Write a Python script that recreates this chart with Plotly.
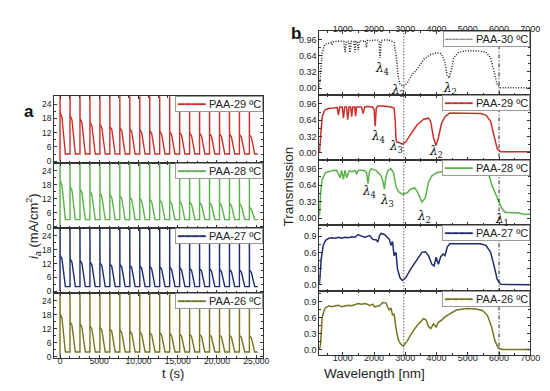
import plotly.graph_objects as go

# ---------------- data: panel a (current transients) ----------------
pulse_times = [0, 1270, 2540, 3810, 5080, 6350, 7620, 8890, 10160, 11430,
               12700, 13970, 15240, 16510, 17780, 19050, 20320, 21590, 22860, 24130]
plateau_29 = [20.5, 19.3, 18.0, 16.5, 15.5, 14.7, 14.1, 13.7, 13.3, 12.9,
              12.6, 12.3, 12.1, 11.9, 11.8, 11.6, 11.5, 11.4, 11.3, 11.2]
plateau_28 = [19.7, 17.2, 16.2, 15.2, 14.4, 13.8, 13.2, 12.7, 12.2, 11.8,
              11.4, 11.0, 10.8, 10.6, 10.4, 10.2, 10.1, 10.0, 9.8, 8.3]
plateau_27 = [15.5, 14.0, 13.4, 12.7, 12.3, 11.9, 11.6, 11.3, 11.0, 10.8,
              10.6, 10.4, 10.2, 10.0, 9.8, 9.7, 9.5, 9.4, 9.2, 9.1]
plateau_26 = [18.3, 14.9, 14.0, 13.2, 12.6, 11.9, 11.4, 11.0, 10.6, 10.3,
              10.1, 9.9, 9.7, 9.6, 9.5, 9.4, 9.3, 9.2, 9.1, 9.0]
base_29, base_28, base_27, base_26 = 3.0, 3.0, 2.0, 2.0
spike_peak = 30.0
t_end = 25200

# ---------------- data: panel b (transmission spectra) ----------------
wl30 = [250, 290, 340, 420, 550, 620, 654, 690, 760, 900, 1030, 1073, 1110, 1190, 1230, 1270,
        1350, 1387, 1420, 1460, 1492, 1530, 1600, 1720, 1754, 1790, 1900, 2000, 2100, 2160,
        2193, 2230, 2300, 2480, 2640, 2720, 2770, 2830, 2940, 3060, 3220, 3380, 3590, 3800,
        4000, 4160, 4270, 4340, 4400, 4480, 4550, 4690, 4950, 5260, 5580, 5730, 5840, 5940,
        6050, 6500, 7000]
T30 = [0.02, 0.30, 0.70, 0.86, 0.89, 0.90, 0.86, 0.91, 0.92, 0.93, 0.92, 0.71, 0.92, 0.92, 0.70, 0.92,
       0.92, 0.71, 0.92, 0.92, 0.75, 0.93, 0.93, 0.93, 0.80, 0.94, 0.94, 0.95, 0.95, 0.93,
       0.60, 0.94, 0.95, 0.95, 0.90, 0.57, 0.24, 0.07, 0.04, 0.10, 0.27, 0.38, 0.57, 0.66,
       0.70, 0.68, 0.50, 0.24, 0.20, 0.37, 0.60, 0.70, 0.74, 0.74, 0.71, 0.60, 0.30, 0.07,
       0.01, 0.01, 0.01]
wl29 = [250, 290, 340, 420, 550, 700, 820, 860, 900, 980, 1020, 1060, 1120, 1157, 1200, 1250,
        1282, 1320, 1380, 1408, 1440, 1600, 1649, 1700, 1800, 1950, 2000, 2036, 2070, 2120,
        2300, 2540, 2640, 2680, 2700, 2730, 2800, 2900, 3010, 3170, 3380, 3590, 3740, 3810,
        3900, 3980, 4060, 4160, 4270, 4420, 4600, 5000, 5400, 5580, 5730, 5840, 5940, 6050,
        6500, 7000]
T29 = [0.0, 0.40, 0.71, 0.84, 0.87, 0.88, 0.89, 0.74, 0.90, 0.90, 0.68, 0.90, 0.90, 0.65, 0.90, 0.90,
       0.71, 0.90, 0.90, 0.72, 0.90, 0.90, 0.77, 0.90, 0.91, 0.90, 0.85, 0.52, 0.88, 0.92,
       0.92, 0.90, 0.88, 0.60, 0.27, 0.21, 0.20, 0.17, 0.21, 0.36, 0.55, 0.66, 0.68, 0.62,
       0.30, 0.14, 0.30, 0.58, 0.71, 0.78, 0.78, 0.78, 0.77, 0.74, 0.62, 0.33, 0.08, 0.02,
       0.02, 0.02]
wl28 = [250, 290, 340, 445, 650, 800, 916, 960, 1020, 1070, 1125, 1200, 1282, 1400, 1439, 1500,
        1600, 1700, 1760, 1806, 1850, 1910, 2070, 2225, 2290, 2330, 2380, 2440, 2540, 2620,
        2700, 2770, 2900, 3060, 3170, 3290, 3380, 3460, 3530, 3640, 3740, 3850, 4000, 4320,
        5000, 5500, 5680, 5780, 5890, 5990, 6080, 6200, 6410, 6620, 6830, 7000]
T28 = [0.03, 0.49, 0.75, 0.88, 0.92, 0.93, 0.78, 0.93, 0.75, 0.93, 0.78, 0.92, 0.90, 0.92, 0.85, 0.93,
       0.93, 0.92, 0.88, 0.67, 0.90, 0.96, 0.92, 0.82, 0.70, 0.56, 0.80, 0.92, 0.96, 0.88,
       0.62, 0.52, 0.46, 0.49, 0.56, 0.59, 0.52, 0.39, 0.31, 0.39, 0.69, 0.82, 0.88, 0.92,
       0.92, 0.90, 0.82, 0.62, 0.46, 0.33, 0.20, 0.11, 0.10, 0.10, 0.07, 0.08]
wl27 = [250, 309, 372, 445, 550, 650, 760, 863, 960, 1070, 1180, 1280, 1390, 1490, 1600, 1700,
        1860, 1960, 2070, 2120, 2170, 2225, 2330, 2430, 2490, 2540, 2590, 2640, 2700, 2750,
        2830, 2905, 3010, 3170, 3380, 3530, 3640, 3740, 3850, 3920, 3985, 4060, 4130, 4210,
        4270, 4340, 4420, 4600, 5000, 5400, 5580, 5730, 5840, 5940, 6050, 6500, 7000]
T27 = [0.0, 0.48, 0.73, 0.82, 0.86, 0.87, 0.86, 0.88, 0.86, 0.88, 0.87, 0.89, 0.88, 0.93, 0.90, 0.88,
       0.91, 0.84, 0.83, 0.79, 0.90, 0.95, 0.93, 0.88, 0.84, 0.73, 0.80, 0.54, 0.60, 0.29,
       0.13, 0.08, 0.13, 0.29, 0.48, 0.60, 0.61, 0.54, 0.38, 0.35, 0.51, 0.38, 0.52, 0.57,
       0.54, 0.70, 0.76, 0.76, 0.76, 0.76, 0.73, 0.60, 0.35, 0.10, 0.01, 0.0, 0.0]
wl26 = [250, 288, 340, 424, 550, 650, 760, 863, 960, 1070, 1180, 1280, 1390, 1490, 1600, 1700,
        1780, 1860, 1960, 2015, 2100, 2172, 2277, 2382, 2430, 2486, 2540, 2591, 2643, 2696,
        2769, 2853, 2926, 3062, 3219, 3376, 3586, 3670, 3743, 3816, 3900, 3984, 4057, 4162,
        4266, 4423, 4633, 4947, 5261, 5470, 5627, 5763, 5868, 5973, 6099, 6500, 7000]
T26 = [0.0, 0.10, 0.61, 0.77, 0.82, 0.80, 0.82, 0.83, 0.80, 0.82, 0.83, 0.82, 0.84, 0.86, 0.85, 0.86,
       0.85, 0.82, 0.85, 0.80, 0.81, 0.82, 0.88, 0.87, 0.80, 0.74, 0.78, 0.64, 0.67, 0.42,
       0.19, 0.10, 0.06, 0.16, 0.32, 0.45, 0.58, 0.55, 0.43, 0.39, 0.48, 0.42, 0.51, 0.55,
       0.61, 0.67, 0.74, 0.77, 0.76, 0.73, 0.64, 0.42, 0.16, 0.03, 0.0, 0.0, 0.0]
lambda3_nm = 2950
lambda1_nm = 6000

names_a = ["PAA-29 ºC", "PAA-28 ºC", "PAA-27 ºC", "PAA-26 ºC"]
names_b = ["PAA-30 ºC", "PAA-29 ºC", "PAA-28 ºC", "PAA-27 ºC", "PAA-26 ºC"]
left_xtickvals = [0, 5000, 10000, 15000, 20000, 25000]
left_xticktext = ["0", "5000", "10,000", "15,000", "20,000", "25,000"]

# ---------------- styling ----------------
RED, GREEN, BLUE, OLIVE, BLACK = "#cc2f2a", "#5bb14b", "#1e2c6b", "#75751f", "#222222"
FONT = "Liberation Sans, Arial, sans-serif"
W, H = 550, 391


def px_x(p):
    return p / W


def px_y(p):
    return 1 - p / H


def pulses(times, plats, base):
    xs, ys = [], []
    for i, (t, p) in enumerate(zip(times, plats)):
        xs += [t, t, t + 15, t + 250, t + 600, t + 680]
        ys += [0 if i == 0 else base, spike_peak, p, p * 0.9, base + 0.5, base]
    xs.append(t_end)
    ys.append(base)
    return xs, ys


fig = go.Figure()

left_domains = [(89, 156), (156, 222), (222, 287), (287, 353)]
right_domains = [(23, 88), (88, 153), (153, 219), (219, 285), (285, 350)]
LX = (47, 260)
RX = (317, 532)

left_series = [(plateau_29, base_29, RED), (plateau_28, base_28, GREEN),
               (plateau_27, base_27, BLUE), (plateau_26, base_26, OLIVE)]
right_series = [(wl30, T30, BLACK, "1px,1.6px"), (wl29, T29, RED, "solid"), (wl28, T28, GREEN, "solid"),
                (wl27, T27, BLUE, "solid"), (wl26, T26, OLIVE, "solid")]

layout = dict(width=W, height=H, margin=dict(l=0, r=0, t=0, b=0),
              paper_bgcolor="white", plot_bgcolor="white",
              font=dict(family=FONT, color="#222"), showlegend=False)

axis_common = dict(showline=True, linecolor="#333", linewidth=1, mirror="allticks",
                   ticks="inside", ticklen=3, tickcolor="#333", showgrid=False, zeroline=False,
                   tickfont=dict(size=8.5, family=FONT, color="#222"))

annotations = []


def legend_box(xr, ytop, name, col, dotted):
    sample = "┈┈┈┈" if dotted else "━━━━"
    return dict(x=px_x(xr), y=px_y(ytop), xref="paper", yref="paper", xanchor="right",
                yanchor="top", showarrow=False, align="left",
                text=f"<span style='color:{col}'>{sample}</span> {name}",
                font=dict(size=11, family=FONT, color="#222"),
                bgcolor="white", bordercolor="#9a9a9a", borderwidth=1, borderpad=1)


k = 0
for i, ((top, bot), (plats, base, col)) in enumerate(zip(left_domains, left_series)):
    k += 1
    xs, ys = pulses(pulse_times, plats, base)
    fig.add_trace(go.Scatter(x=xs, y=ys, mode="lines", line=dict(color=col, width=1.4),
                             name=names_a[i], xaxis=f"x{k}", yaxis=f"y{k}"))
    xa = dict(axis_common, domain=[px_x(LX[0]), px_x(LX[1])], range=[-750, 25900],
              anchor=f"y{k}", tickvals=left_xtickvals, ticktext=left_xticktext,
              showticklabels=(i == 3), ticklabelstandoff=-5,
              minor=dict(ticks="inside", ticklen=2, dtick=1250, tickcolor="#333"))
    ya = dict(axis_common, domain=[px_y(bot), px_y(top)], range=[-0.7, 27.3], anchor=f"x{k}",
              tickvals=[0, 6, 12, 18, 24],
              minor=dict(ticks="inside", ticklen=2, dtick=3, tickcolor="#333"))
    layout["xaxis" if k == 1 else f"xaxis{k}"] = xa
    layout["yaxis" if k == 1 else f"yaxis{k}"] = ya
    annotations.append(legend_box(LX[1], top, names_a[i], col, False))

for i, ((top, bot), (wl, tr, col, dash)) in enumerate(zip(right_domains, right_series)):
    k += 1
    fig.add_trace(go.Scatter(x=wl, y=tr, mode="lines", line=dict(color=col, width=1.5, dash=dash),
                             name=names_b[i], xaxis=f"x{k}", yaxis=f"y{k}"))
    xa = dict(axis_common, domain=[px_x(RX[0]), px_x(RX[1])], range=[245, 7000],
              anchor=f"y{k}", tickvals=[1000, 2000, 3000, 4000, 5000, 6000, 7000],
              showticklabels=(i == 0 or i == 4), side=("top" if i == 0 else "bottom"),
              ticklabelstandoff=-6,
              minor=dict(ticks="inside", ticklen=2, dtick=500, tickcolor="#333"))
    xa["tickfont"] = dict(size=9, family=FONT, color="#222")
    if i < 3:
        yr, tv, tf, md = [-0.14, 1.13], [0, 0.32, 0.64, 0.96], ".2f", 0.16
    else:
        yr, tv, tf, md = [-0.11, 1.10], [0, 0.3, 0.6, 0.9], ".1f", 0.15
    ya = dict(axis_common, domain=[px_y(bot), px_y(top)], range=yr, anchor=f"x{k}",
              tickvals=tv, tickformat=tf,
              minor=dict(ticks="inside", ticklen=2, dtick=md, tickcolor="#333"))
    ya["tickfont"] = dict(size=9, family=FONT, color="#222")
    layout[f"xaxis{k}"] = xa
    layout[f"yaxis{k}"] = ya
    annotations.append(legend_box(RX[1], top, names_b[i], col, i == 0))

# vertical guide lines through all spectra panels
shapes = [
    dict(type="line", xref="x5", yref="paper", x0=lambda3_nm, x1=lambda3_nm,
         y0=px_y(350), y1=px_y(23), line=dict(color="#222", width=1, dash="1px,2px")),
    dict(type="line", xref="x5", yref="paper", x0=lambda1_nm, x1=lambda1_nm,
         y0=px_y(350), y1=px_y(23), line=dict(color="#222", width=1, dash="4px,2px,1px,2px")),
]

# lambda labels
lam_labels = [
    (5, 2256, 0.38, "4"), (5, 2769, -0.05, "3"), (5, 4423, -0.02, "2"),
    (6, 2120, 0.30, "4"), (6, 2696, 0.11, "3"), (6, 3984, 0.01, "2"),
    (7, 1827, 0.50, "4"), (7, 2413, 0.34, "3"), (7, 3586, 0.02, "2"), (7, 6099, -0.04, "1"),
]
for ax, xv, yv, sub in lam_labels:
    annotations.append(dict(x=xv, y=yv, xref=f"x{ax}", yref=f"y{ax}", showarrow=False,
                            text=f"<i>λ</i><sub>{sub}</sub>",
                            font=dict(size=12, family="DejaVu Serif, serif", color="#111")))

# panel letters and axis titles
annotations += [
    dict(x=px_x(14), y=px_y(93), xref="paper", yref="paper", showarrow=False, text="<b>a</b>",
         font=dict(size=17, family=FONT, color="#111")),
    dict(x=px_x(293), y=px_y(14), xref="paper", yref="paper", showarrow=False, text="<b>b</b>",
         font=dict(size=17, family=FONT, color="#111")),
    dict(x=px_x(15), y=px_y(220), xref="paper", yref="paper", showarrow=False, textangle=-90,
         text="<i>i</i><sub><i>a</i></sub> (mA/cm<sup>2</sup>)",
         font=dict(size=13, family=FONT, color="#222")),
    dict(x=px_x(286), y=px_y(180), xref="paper", yref="paper", showarrow=False, textangle=-90,
         text="Transmission", font=dict(size=13.5, family=FONT, color="#222")),
    dict(x=px_x(155), y=px_y(378), xref="paper", yref="paper", showarrow=False,
         text="t (s)", font=dict(size=13, family=FONT, color="#222")),
    dict(x=px_x(427), y=px_y(378), xref="paper", yref="paper", showarrow=False,
         text="Wavelength [nm]", font=dict(size=13.5, family=FONT, color="#222")),
]

layout["annotations"] = annotations
layout["shapes"] = shapes
fig.update_layout(**layout)
fig.write_html("out.html")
________________________
DIRECTION -> Starting with the first line of the data above and ending with the line containing "t_end = 25200", please restate every line exactly, leaving images out.

EXERCISE RESULT ->
Write a Python script that recreates this chart with Plotly.
import plotly.graph_objects as go

# ---------------- data: panel a (current transients) ----------------
pulse_times = [0, 1270, 2540, 3810, 5080, 6350, 7620, 8890, 10160, 11430,
               12700, 13970, 15240, 16510, 17780, 19050, 20320, 21590, 22860, 24130]
plateau_29 = [20.5, 19.3, 18.0, 16.5, 15.5, 14.7, 14.1, 13.7, 13.3, 12.9,
              12.6, 12.3, 12.1, 11.9, 11.8, 11.6, 11.5, 11.4, 11.3, 11.2]
plateau_28 = [19.7, 17.2, 16.2, 15.2, 14.4, 13.8, 13.2, 12.7, 12.2, 11.8,
              11.4, 11.0, 10.8, 10.6, 10.4, 10.2, 10.1, 10.0, 9.8, 8.3]
plateau_27 = [15.5, 14.0, 13.4, 12.7, 12.3, 11.9, 11.6, 11.3, 11.0, 10.8,
              10.6, 10.4, 10.2, 10.0, 9.8, 9.7, 9.5, 9.4, 9.2, 9.1]
plateau_26 = [18.3, 14.9, 14.0, 13.2, 12.6, 11.9, 11.4, 11.0, 10.6, 10.3,
              10.1, 9.9, 9.7, 9.6, 9.5, 9.4, 9.3, 9.2, 9.1, 9.0]
base_29, base_28, base_27, base_26 = 3.0, 3.0, 2.0, 2.0
spike_peak = 30.0
t_end = 25200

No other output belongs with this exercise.